Over time, communication loops compress. Administrative duplication declines. Nonprofits experience more predictable turnout. The CSR team moves from reactive coordination to program optimization.
The design of the network determines whether this multiplication effect happens.
Champion roles need clarity. When responsibilities are vague, the most enthusiastic individuals absorb disproportionate load and burn out. When expectations are bounded, such as defined headcount confirmation, local reminders, and simple post-event reporting within 48 hours, participation stabilizes without overwhelming volunteers.
Coverage also matters. In distributed organizations, a practical ratio often emerges around one champion for every 25 to 30 employees. Below that, the network becomes symbolic. Above that, coordination becomes fragmented. The goal is not saturation. It is coverage with redundancy.
Term limits protect longevity. Twelve-month renewable terms normalize rotation and create space for new energy. Networks that treat champions as permanent fixtures often experience silent disengagement. Networks that treat the role as a structured contribution create predictable renewal.
When these elements are in place, the scaling pattern changes.
Programs without champion networks scale linearly. More events require more central hours. More participation requires more oversight. Growth increases operational load at the same rate.
Programs with champion networks scale differently. The first year requires investment in onboarding, playbooks, and calibration. By year two, coordination cost per event begins to decline because capability is embedded locally. Capacity compounds rather than expands proportionally.
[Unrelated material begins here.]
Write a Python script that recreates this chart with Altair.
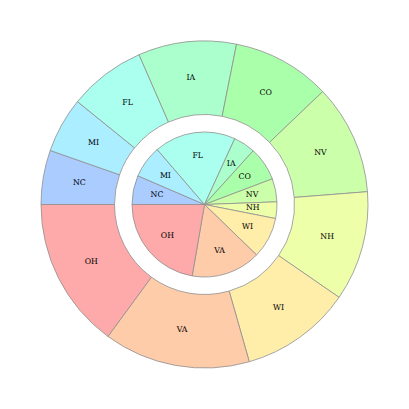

This is the inflection point most organizations miss.
Participation is the visible outcome. Capacity is the strategic one.
When volunteering remains centrally dependent, it behaves like a side initiative. When distributed ownership is embedded into the operating structure, it behaves like institutional capability.
Scale is not a function of enthusiasm. It is a function of design.
Champion networks, when treated as infrastructure rather than informal enthusiasm, determine whether employee volunteering can grow predictably, protect nonprofit partnerships, and sustain impact over time.